##### Data block

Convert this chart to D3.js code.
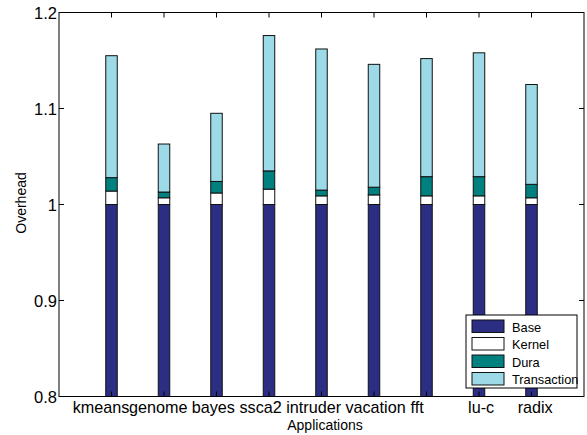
<!DOCTYPE html>
<html>
<head>
<meta charset="utf-8">
<script src="https://cdn.jsdelivr.net/npm/d3@7"></script>
<style>
  body { margin: 0; background: #fff; }
  text { font-family: "Liberation Sans", Arial, Helvetica, sans-serif; fill: #000; }
</style>
</head>
<body>
<div id="chart"></div>
<script>
// Data
const apps = ["kmeans", "genome", "bayes", "ssca2", "intruder", "vacation", "fft", "lu-c", "radix"];
const labelPos = [0.80, 1.89, 2.94, 3.84, 4.85, 6.03, 6.82, 8.04, 9.07]; // label centers in x units
const base = [1, 1, 1, 1, 1, 1, 1, 1, 1];
const kernel = [0.014, 0.007, 0.012, 0.016, 0.009, 0.010, 0.009, 0.009, 0.007];
const dura = [0.014, 0.006, 0.012, 0.019, 0.006, 0.008, 0.020, 0.020, 0.014];
const transaction = [0.127, 0.050, 0.071, 0.141, 0.147, 0.128, 0.123, 0.129, 0.104];
const seriesNames = ["Base", "Kernel", "Dura", "Transaction"];
const seriesColors = ["#2b2e82", "#ffffff", "#00807f", "#9bdae6"];
const yTicks = [0.8, 0.9, 1, 1.1, 1.2];
const yTickLabels = ["0.8", "0.9", "1", "1.1", "1.2"];

const width = 587, height = 435;
const svg = d3.select("#chart").append("svg")
    .attr("width", width)
    .attr("height", height);

const x = d3.scaleLinear().domain([0, 10]).range([59, 584]);
const y = d3.scaleLinear().domain([0.8, 1.2]).range([396.5, 12.5]);

// Stack the series on top of each other
const series = [base, kernel, dura, transaction];
const segs = [];
apps.forEach((a, i) => {
    let acc = 0;
    series.forEach((s, k) => {
        segs.push({ i, k, y0: acc, y1: acc + s[i] });
        acc += s[i];
    });
});

const barW = 11.5;
svg.append("g")
    .selectAll("rect")
    .data(segs)
    .join("rect")
    .attr("x", d => x(d.i + 1) - barW / 2)
    .attr("width", barW)
    .attr("y", d => y(d.y1))
    .attr("height", d => y(Math.max(d.y0, 0.8)) - y(d.y1))
    .attr("fill", d => seriesColors[d.k])
    .attr("stroke", "#111")
    .attr("stroke-width", 1);

// Box around the plot with inward ticks on all four sides
const frame = svg.append("g").attr("stroke", "#000").attr("fill", "none");
frame.append("rect")
    .attr("x", x(0)).attr("y", y(1.2))
    .attr("width", x(10) - x(0)).attr("height", y(0.8) - y(1.2))
    .attr("stroke-width", 1);

const xt = d3.range(1, 10);
frame.selectAll("line.xt")
    .data(xt)
    .join("line")
    .attr("x1", d => x(d)).attr("x2", d => x(d))
    .attr("y1", y(1.2)).attr("y2", y(1.2) + 5);
frame.selectAll("line.xb")
    .data(xt)
    .join("line")
    .attr("x1", d => x(d)).attr("x2", d => x(d))
    .attr("y1", y(0.8)).attr("y2", y(0.8) - 5);
frame.selectAll("line.yl")
    .data(yTicks)
    .join("line")
    .attr("x1", x(0)).attr("x2", x(0) + 5)
    .attr("y1", d => y(d)).attr("y2", d => y(d));
frame.selectAll("line.yr")
    .data(yTicks)
    .join("line")
    .attr("x1", x(10)).attr("x2", x(10) - 5)
    .attr("y1", d => y(d)).attr("y2", d => y(d));

// Y tick labels
svg.append("g")
    .selectAll("text")
    .data(yTicks)
    .join("text")
    .attr("x", x(0) - 2)
    .attr("y", d => y(d) + 6)
    .attr("text-anchor", "end")
    .attr("font-size", 16.5)
    .text((d, i) => yTickLabels[i]);

// X labels
svg.append("g")
    .selectAll("text")
    .data(apps)
    .join("text")
    .attr("x", (d, i) => x(labelPos[i]))
    .attr("y", 413)
    .attr("text-anchor", "middle")
    .attr("font-size", 16.2)
    .text(d => d);

svg.append("text")
    .attr("x", 325)
    .attr("y", 430)
    .attr("text-anchor", "middle")
    .attr("font-size", 14)
    .text("Applications");

svg.append("text")
    .attr("transform", "translate(26,203) rotate(-90)")
    .attr("text-anchor", "middle")
    .attr("font-size", 14)
    .text("Overhead");

// Legend
const lg = svg.append("g").attr("transform", "translate(466,315)");
lg.append("rect")
    .attr("width", 111).attr("height", 73)
    .attr("fill", "#fff").attr("stroke", "#000");
const item = lg.selectAll("g")
    .data(seriesNames)
    .join("g")
    .attr("transform", (d, i) => `translate(6,${5 + i * 17.5})`);
item.append("rect")
    .attr("width", 32).attr("height", 12.5)
    .attr("fill", (d, i) => seriesColors[i])
    .attr("stroke", "#111");
item.append("text")
    .attr("x", 40).attr("y", 11.5)
    .attr("font-size", 12.8)
    .text(d => d);
</script>
</body>
</html>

##########

Reproduce the listing word for word and omit its pictures.

▶ _Final result_
Convert this chart to D3.js code.
<!DOCTYPE html>
<html>
<head>
<meta charset="utf-8">
<script src="https://cdn.jsdelivr.net/npm/d3@7"></script>
<style>
  body { margin: 0; background: #fff; }
  text { font-family: "Liberation Sans", Arial, Helvetica, sans-serif; fill: #000; }
</style>
</head>
<body>
<div id="chart"></div>
<script>
// Data
const apps = ["kmeans", "genome", "bayes", "ssca2", "intruder", "vacation", "fft", "lu-c", "radix"];
const labelPos = [0.80, 1.89, 2.94, 3.84, 4.85, 6.03, 6.82, 8.04, 9.07]; // label centers in x units
const base = [1, 1, 1, 1, 1, 1, 1, 1, 1];
const kernel = [0.014, 0.007, 0.012, 0.016, 0.009, 0.010, 0.009, 0.009, 0.007];
const dura = [0.014, 0.006, 0.012, 0.019, 0.006, 0.008, 0.020, 0.020, 0.014];
const transaction = [0.127, 0.050, 0.071, 0.141, 0.147, 0.128, 0.123, 0.129, 0.104];
const seriesNames = ["Base", "Kernel", "Dura", "Transaction"];
const seriesColors = ["#2b2e82", "#ffffff", "#00807f", "#9bdae6"];
const yTicks = [0.8, 0.9, 1, 1.1, 1.2];
const yTickLabels = ["0.8", "0.9", "1", "1.1", "1.2"];

const width = 587, height = 435;
const svg = d3.select("#chart").append("svg")
    .attr("width", width)
    .attr("height", height);

const x = d3.scaleLinear().domain([0, 10]).range([59, 584]);
const y = d3.scaleLinear().domain([0.8, 1.2]).range([396.5, 12.5]);

// Stack the series on top of each other
const series = [base, kernel, dura, transaction];
const segs = [];
apps.forEach((a, i) => {
    let acc = 0;
    series.forEach((s, k) => {
        segs.push({ i, k, y0: acc, y1: acc + s[i] });
        acc += s[i];
    });
});

const barW = 11.5;
svg.append("g")
    .selectAll("rect")
    .data(segs)
    .join("rect")
    .attr("x", d => x(d.i + 1) - barW / 2)
    .attr("width", barW)
    .attr("y", d => y(d.y1))
    .attr("height", d => y(Math.max(d.y0, 0.8)) - y(d.y1))
    .attr("fill", d => seriesColors[d.k])
    .attr("stroke", "#111")
    .attr("stroke-width", 1);

// Box around the plot with inward ticks on all four sides
const frame = svg.append("g").attr("stroke", "#000").attr("fill", "none");
frame.append("rect")
    .attr("x", x(0)).attr("y", y(1.2))
    .attr("width", x(10) - x(0)).attr("height", y(0.8) - y(1.2))
    .attr("stroke-width", 1);

const xt = d3.range(1, 10);
frame.selectAll("line.xt")
    .data(xt)
    .join("line")
    .attr("x1", d => x(d)).attr("x2", d => x(d))
    .attr("y1", y(1.2)).attr("y2", y(1.2) + 5);
frame.selectAll("line.xb")
    .data(xt)
    .join("line")
    .attr("x1", d => x(d)).attr("x2", d => x(d))
    .attr("y1", y(0.8)).attr("y2", y(0.8) - 5);
frame.selectAll("line.yl")
    .data(yTicks)
    .join("line")
    .attr("x1", x(0)).attr("x2", x(0) + 5)
    .attr("y1", d => y(d)).attr("y2", d => y(d));
frame.selectAll("line.yr")
    .data(yTicks)
    .join("line")
    .attr("x1", x(10)).attr("x2", x(10) - 5)
    .attr("y1", d => y(d)).attr("y2", d => y(d));

// Y tick labels
svg.append("g")
    .selectAll("text")
    .data(yTicks)
    .join("text")
    .attr("x", x(0) - 2)
    .attr("y", d => y(d) + 6)
    .attr("text-anchor", "end")
    .attr("font-size", 16.5)
    .text((d, i) => yTickLabels[i]);

// X labels
svg.append("g")
    .selectAll("text")
    .data(apps)
    .join("text")
    .attr("x", (d, i) => x(labelPos[i]))
    .attr("y", 413)
    .attr("text-anchor", "middle")
    .attr("font-size", 16.2)
    .text(d => d);

svg.append("text")
    .attr("x", 325)
    .attr("y", 430)
    .attr("text-anchor", "middle")
    .attr("font-size", 14)
    .text("Applications");

svg.append("text")
    .attr("transform", "translate(26,203) rotate(-90)")
    .attr("text-anchor", "middle")
    .attr("font-size", 14)
    .text("Overhead");

// Legend
const lg = svg.append("g").attr("transform", "translate(466,315)");
lg.append("rect")
    .attr("width", 111).attr("height", 73)
    .attr("fill", "#fff").attr("stroke", "#000");
const item = lg.selectAll("g")
    .data(seriesNames)
    .join("g")
    .attr("transform", (d, i) => `translate(6,${5 + i * 17.5})`);
item.append("rect")
    .attr("width", 32).attr("height", 12.5)
    .attr("fill", (d, i) => seriesColors[i])
    .attr("stroke", "#111");
item.append("text")
    .attr("x", 40).attr("y", 11.5)
    .attr("font-size", 12.8)
    .text(d => d);
</script>
</body>
</html>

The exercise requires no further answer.